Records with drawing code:
┏━━

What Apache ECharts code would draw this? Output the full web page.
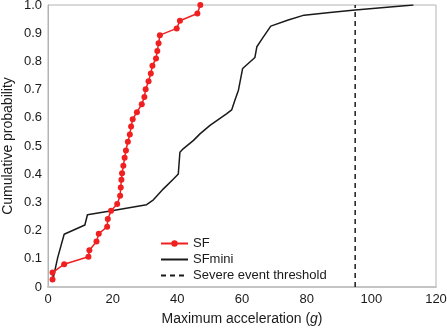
<!DOCTYPE html>
<html>
<head>
<meta charset="utf-8">
<script src="https://cdn.jsdelivr.net/npm/echarts@6/dist/echarts.min.js"></script>
<style>
  html, body { margin: 0; padding: 0; background: #fff; }
  #chart { width: 447px; height: 330px; }
</style>
</head>
<body>
<div id="chart"></div>
<script>
// SF: maximum acceleration (g) per event, sorted, with cumulative probability
const sfAccel = [1.4, 1.4, 5, 12.5, 12.8, 15, 15.7, 18.3, 18.5, 19.5, 21.4, 22.3, 22.5, 22.7, 22.9, 23.3, 23.7, 24.1,
  24.7, 25.3, 25.7, 26.2, 27.5, 29, 29.8, 30.2, 31.1, 31.8, 32.3, 33.4, 33.8, 34.2, 34.6, 39.8, 40.8, 46.2, 47.1];
const sfProb = [0.027, 0.051, 0.081, 0.107, 0.13, 0.161, 0.189, 0.214, 0.241, 0.27, 0.294, 0.324, 0.353, 0.38,
  0.403, 0.43, 0.458, 0.484, 0.515, 0.541, 0.569, 0.595, 0.62, 0.648, 0.674, 0.701, 0.73, 0.757, 0.785, 0.81,
  0.837, 0.864, 0.893, 0.917, 0.944, 0.97, 1.0];

// SFmini curve
const miniAccel = [1.5, 1.6, 3, 5, 11.4, 12.2, 19.7, 30.5, 32.6, 35.7, 38.8, 40.3, 40.8, 41.8, 45, 47, 50.1, 55.3,
  56.8, 57.8, 58.9, 60.2, 64, 64.6, 66.1, 68.9, 74.3, 79.2, 87.2, 95, 113];
const miniProb = [0.02, 0.031, 0.104, 0.187, 0.22, 0.256, 0.27, 0.292, 0.309, 0.348, 0.383, 0.401, 0.478, 0.49,
  0.52, 0.543, 0.573, 0.615, 0.628, 0.662, 0.698, 0.775, 0.814, 0.852, 0.878, 0.925, 0.947, 0.964, 0.973, 0.982, 1.0];

const threshold = 95;
const xTicks = [0, 20, 40, 60, 80, 100, 120];
const yTicks = [0, 0.1, 0.2, 0.3, 0.4, 0.5, 0.6, 0.7, 0.8, 0.9, 1.0];

const font = "'Liberation Sans', Arial, sans-serif";
const ink = "#1a1a1a";
const chart = echarts.init(document.getElementById("chart"));

chart.setOption({
  animation: false,
  textStyle: { fontFamily: font },
  grid: {
    left: 48, right: 11, top: 5, bottom: 43,
    outerBoundsMode: "none",
    containLabel: false,
    show: true, borderColor: "#b3b3b3", borderWidth: 1
  },
  legend: {
    orient: "vertical",
    left: 155, top: 232,
    itemWidth: 27, itemHeight: 8, itemGap: 3,
    textStyle: { fontSize: 13, color: ink, fontFamily: font },
    data: [
      "SF",
      { name: "SFmini", itemStyle: { opacity: 0 } },
      { name: "Severe event threshold", itemStyle: { opacity: 0 } }
    ]
  },
  xAxis: {
    type: "value",
    min: xTicks[0], max: xTicks[xTicks.length - 1], interval: 20,
    name: "Maximum acceleration ({i|g})",
    nameLocation: "middle", nameGap: 25, nameMoveOverlap: false,
    nameTextStyle: { fontSize: 14, color: ink, fontFamily: font,
      rich: { i: { fontStyle: "italic", fontSize: 14, color: ink, fontFamily: font } } },
    axisLine: { show: true, lineStyle: { color: "#c4c4c4", width: 2 } },
    axisTick: { show: false },
    axisLabel: { fontSize: 13, color: ink, margin: 6 },
    splitLine: { show: false }
  },
  yAxis: {
    type: "value",
    min: yTicks[0], max: yTicks[yTicks.length - 1], interval: 0.1,
    name: "Cumulative probability",
    nameLocation: "middle", nameGap: 33, nameMoveOverlap: false,
    nameTextStyle: { fontSize: 14, color: ink, fontFamily: font },
    axisLine: { show: true, lineStyle: { color: "#b3b3b3", width: 1 } },
    axisTick: { show: false },
    axisLabel: { fontSize: 13, color: ink, margin: 6,
      formatter: (v) => (v === 0 ? "0" : v.toFixed(1)) },
    splitLine: { show: false }
  },
  series: [
    {
      name: "SF",
      type: "line",
      data: sfAccel.map((x, i) => [x, sfProb[i]]),
      symbol: "circle", symbolSize: 6,
      lineStyle: { color: "#f02020", width: 1.5 },
      itemStyle: { color: "#f02020" },
      z: 3
    },
    {
      name: "SFmini",
      type: "line",
      data: miniAccel.map((x, i) => [x, miniProb[i]]),
      symbol: "none",
      lineStyle: { color: ink, width: 1.5 },
      itemStyle: { color: ink },
      z: 2
    },
    {
      name: "Severe event threshold",
      type: "line",
      data: [[threshold, 0], [threshold, 1]],
      symbol: "none",
      lineStyle: { color: ink, width: 1.5, type: [5, 4] },
      itemStyle: { color: ink },
      z: 1
    }
  ]
});
</script>
</body>
</html>
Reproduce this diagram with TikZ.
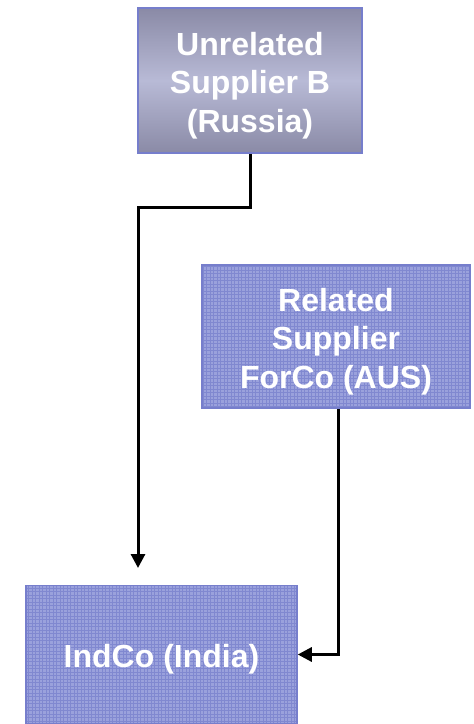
\documentclass[tikz,border=0pt]{standalone}
\usepackage{fontspec}
\setmainfont{Liberation Sans}
\usetikzlibrary{arrows.meta}
\definecolor{boxfill}{RGB}{154,161,220}
\definecolor{boxline}{RGB}{118,126,204}
\definecolor{gridline}{RGB}{128,136,208}
\definecolor{gradedge}{RGB}{138,138,166}
\definecolor{gradmid}{RGB}{184,186,214}
\tikzset{
  entity/.style={draw=boxline, line width=1.5pt, inner sep=0pt},
  caption/.style={inner sep=0pt, align=center, yshift=-5pt,
    text=white, font=\fontsize{32}{38.5}\selectfont\bfseries},
  gridbox/.style={entity, fill=boxfill,
    path picture={
      \draw[gridline, line width=0.5pt]
        (path picture bounding box.south west) grid[step=3.5pt]
        (path picture bounding box.north east);
      \draw[gridline, line width=0.9pt]
        (path picture bounding box.south west) grid[step=7pt]
        (path picture bounding box.north east);
    }},
  shadedbox/.style={entity, top color=gradedge, bottom color=gradedge, middle color=gradmid},
  conn/.style={draw=black, line width=3pt, -{Triangle[length=14pt,width=14pt]}}
}
\begin{document}
\begin{tikzpicture}[x=1pt,y=1pt]
  \useasboundingbox (0,0) rectangle (474,-724);
  \node[shadedbox, minimum width=224pt, minimum height=145pt,
        label={[caption]center:{Unrelated\\Supplier B\\(Russia)}}] (sb) at (250,-80.5) {};
  \node[gridbox, minimum width=268pt, minimum height=143pt,
        label={[caption]center:{Related\\Supplier\\ForCo (AUS)}}] (fc) at (336,-336.5) {};
  \node[gridbox, minimum width=271pt, minimum height=138pt,
        label={[caption]center:{IndCo (India)}}] (ind) at (161.5,-654.5) {};
  \coordinate (sbend) at (138,-568);
  \draw[conn] (sb.south) -- ++(0,-54) -| (sbend);
  \draw[conn] ([xshift=2pt]fc.south) |- (ind.east);
\end{tikzpicture}
\end{document}
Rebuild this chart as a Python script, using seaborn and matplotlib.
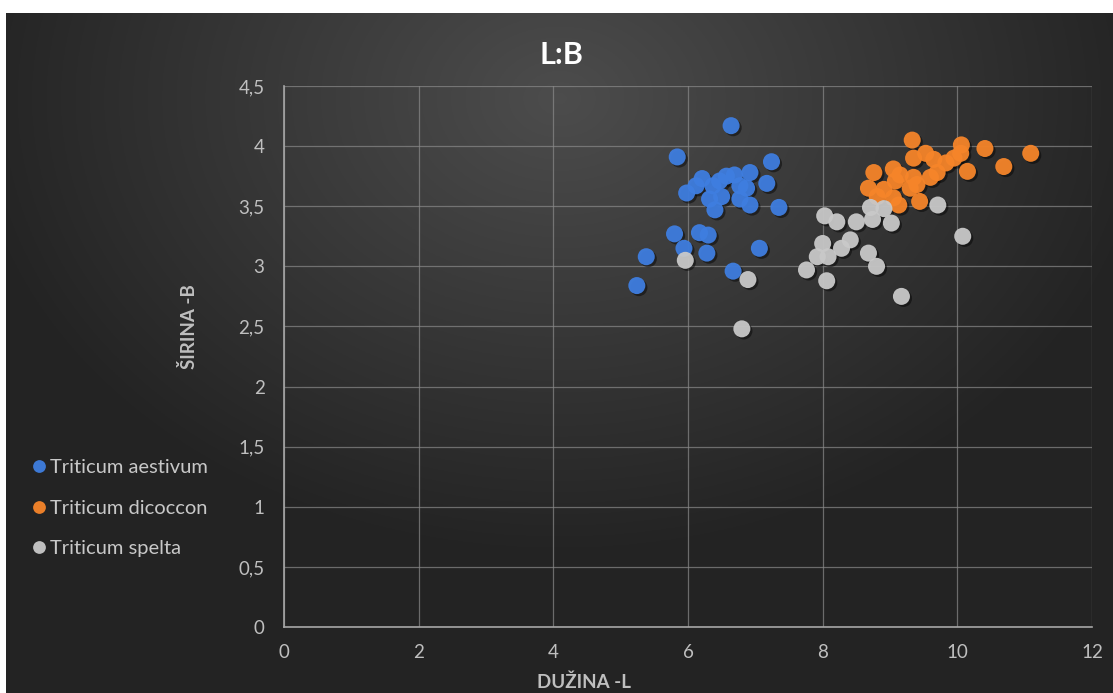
import numpy as np
import pandas as pd
import matplotlib
matplotlib.use("Agg")
import matplotlib.pyplot as plt
import matplotlib.patheffects as pe
import seaborn as sns

# values
aestivum_x = [6.64, 5.84, 7.24, 6.92, 6.21, 5.98, 6.57, 6.69, 7.17, 6.37, 6.50, 6.32, 6.40, 6.77, 6.92,
              6.77, 7.35, 6.12, 6.47, 6.87, 5.80, 6.17, 6.30, 5.94, 5.38, 6.28, 7.06, 6.67, 5.24]
aestivum_y = [4.17, 3.91, 3.87, 3.78, 3.73, 3.61, 3.75, 3.76, 3.69, 3.67, 3.58, 3.56, 3.47, 3.56, 3.51,
              3.67, 3.49, 3.67, 3.71, 3.65, 3.27, 3.28, 3.26, 3.15, 3.08, 3.11, 3.15, 2.96, 2.84]

dicoccon_x = [9.33, 10.06, 10.41, 11.09, 10.05, 9.35, 9.53, 9.65, 9.83, 9.95, 10.69, 10.15, 8.76, 9.05,
              9.15, 9.70, 9.60, 9.35, 9.40, 9.08, 9.30, 8.68, 8.91, 8.81, 9.05, 9.13, 9.44]
dicoccon_y = [4.05, 4.01, 3.98, 3.94, 3.94, 3.90, 3.94, 3.89, 3.86, 3.90, 3.83, 3.79, 3.78, 3.81,
              3.76, 3.78, 3.74, 3.74, 3.68, 3.71, 3.65, 3.65, 3.64, 3.58, 3.57, 3.51, 3.54]

spelta_x = [9.71, 8.71, 8.91, 8.03, 8.21, 8.50, 8.74, 9.02, 10.08, 8.41, 8.00, 8.28, 7.92, 8.08, 8.68,
            8.80, 7.76, 8.06, 9.17, 5.96, 6.89, 6.80]
spelta_y = [3.51, 3.49, 3.48, 3.42, 3.37, 3.37, 3.39, 3.36, 3.25, 3.22, 3.19, 3.15, 3.08, 3.08, 3.11,
            3.00, 2.97, 2.88, 2.75, 3.05, 2.89, 2.48]

species = ["Triticum aestivum", "Triticum dicoccon", "Triticum spelta"]
colors = ["#3f7ee0", "#f6852a", "#c9c9c9"]

x_ticks = [0, 2, 4, 6, 8, 10, 12]
y_ticks = [0, 0.5, 1, 1.5, 2, 2.5, 3, 3.5, 4, 4.5]
y_tick_labels = ["0", "0,5", "1", "1,5", "2", "2,5", "3", "3,5", "4", "4,5"]

df = pd.concat([
    pd.DataFrame({"L": aestivum_x, "B": aestivum_y, "vrsta": species[0]}),
    pd.DataFrame({"L": dicoccon_x, "B": dicoccon_y, "vrsta": species[1]}),
    pd.DataFrame({"L": spelta_x, "B": spelta_y, "vrsta": species[2]}),
])

sns.set_style("white")
plt.rcParams["font.family"] = ["Lato", "DejaVu Sans"]

W, H = 1113, 693
fig = plt.figure(figsize=(W / 100, H / 100), dpi=100)
fig.patch.set_facecolor("white")

# dark radial gradient panel (white strip on top and left like the screenshot)
bg = fig.add_axes([6 / W, 0, 1 - 6 / W, 1 - 13 / H])
gx, gy = np.meshgrid(np.linspace(-1, 1, 600), np.linspace(-1, 1, 400))
r = np.sqrt((gx / 1.0) ** 2 + ((gy + 0.75) / 1.25) ** 2)
shade = np.clip(0.30 - 0.15 * r, 0.14, 0.30)
bg.imshow(np.dstack([shade, shade, shade]), aspect="auto", extent=[0, 1, 0, 1], origin="upper")
bg.set_axis_off()

ax = fig.add_axes([284 / W, (H - 627) / H, (1092 - 284) / W, (627 - 86) / H])
ax.set_facecolor("none")

sns.scatterplot(data=df, x="L", y="B", hue="vrsta", hue_order=species, palette=colors,
                s=150, edgecolor="none", alpha=0.95, ax=ax, zorder=3)
for coll in ax.collections:
    coll.set_path_effects([pe.SimplePatchShadow(offset=(1.5, -1.5), shadow_rgbFace="black", alpha=0.45),
                           pe.Normal()])

ax.set_xlim(0, 12)
ax.set_ylim(0, 4.5)
ax.set_xticks(x_ticks)
ax.set_yticks(y_ticks)
ax.set_yticklabels(y_tick_labels)
ax.grid(True, color="#8a8a8a", linewidth=0.9, alpha=0.7, zorder=0)
ax.set_axisbelow(True)
for side in ["top", "right"]:
    ax.spines[side].set_visible(False)
for side in ["left", "bottom"]:
    ax.spines[side].set_color("#a6a6a6")
    ax.spines[side].set_linewidth(1.2)
ax.tick_params(colors="#bfbfbf", labelsize=13.5, length=0)
ax.tick_params(axis="x", pad=12)
ax.tick_params(axis="y", pad=14)

# x label sits at the very bottom edge, as in the screenshot
ax.set_xlabel("DUŽINA -L", color="#bfbfbf", fontsize=13.5, fontweight="bold", va="bottom")
ax.xaxis.set_label_coords((584 - 284) / 808, -(691 - 627) / 541)
ax.set_ylabel("ŠIRINA -B", color="#bfbfbf", fontsize=13.5, fontweight="bold")
ax.yaxis.set_label_coords((198 - 284) / 808, (627 - 327) / 541)

fig.text(561 / W, 1 - 55 / H, "L:B", ha="center", va="center", color="white",
         fontsize=22, fontweight="bold")

leg = ax.legend(loc="center left", bbox_to_anchor=(33 / W, (H - 508) / H),
                bbox_transform=fig.transFigure, frameon=False, fontsize=14.5, markerscale=0.75,
                handlelength=0.6, handletextpad=0.25, labelspacing=1.15, borderaxespad=0,
                borderpad=0)
for t in leg.get_texts():
    t.set_color("#c8c8c8")
for h in leg.legend_handles:
    h.set_path_effects([])

fig.savefig("out.png", dpi=100, facecolor=fig.get_facecolor())
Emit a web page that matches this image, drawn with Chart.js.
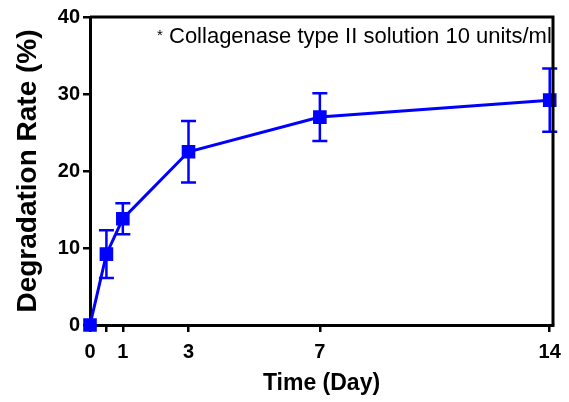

┗━━

> THE EXERCISE
Go to the line containing "Rebuild this chart" and copy exactly from there through the line containing "import seaborn as sns", both included, and nothing more. Pictures are excluded.

> CORRECT ANSWER
Rebuild this chart as a Python script, using seaborn and matplotlib.
import numpy as np
import pandas as pd
import matplotlib
matplotlib.use("Agg")
import matplotlib.pyplot as plt
import matplotlib.patheffects as pe
import seaborn as sns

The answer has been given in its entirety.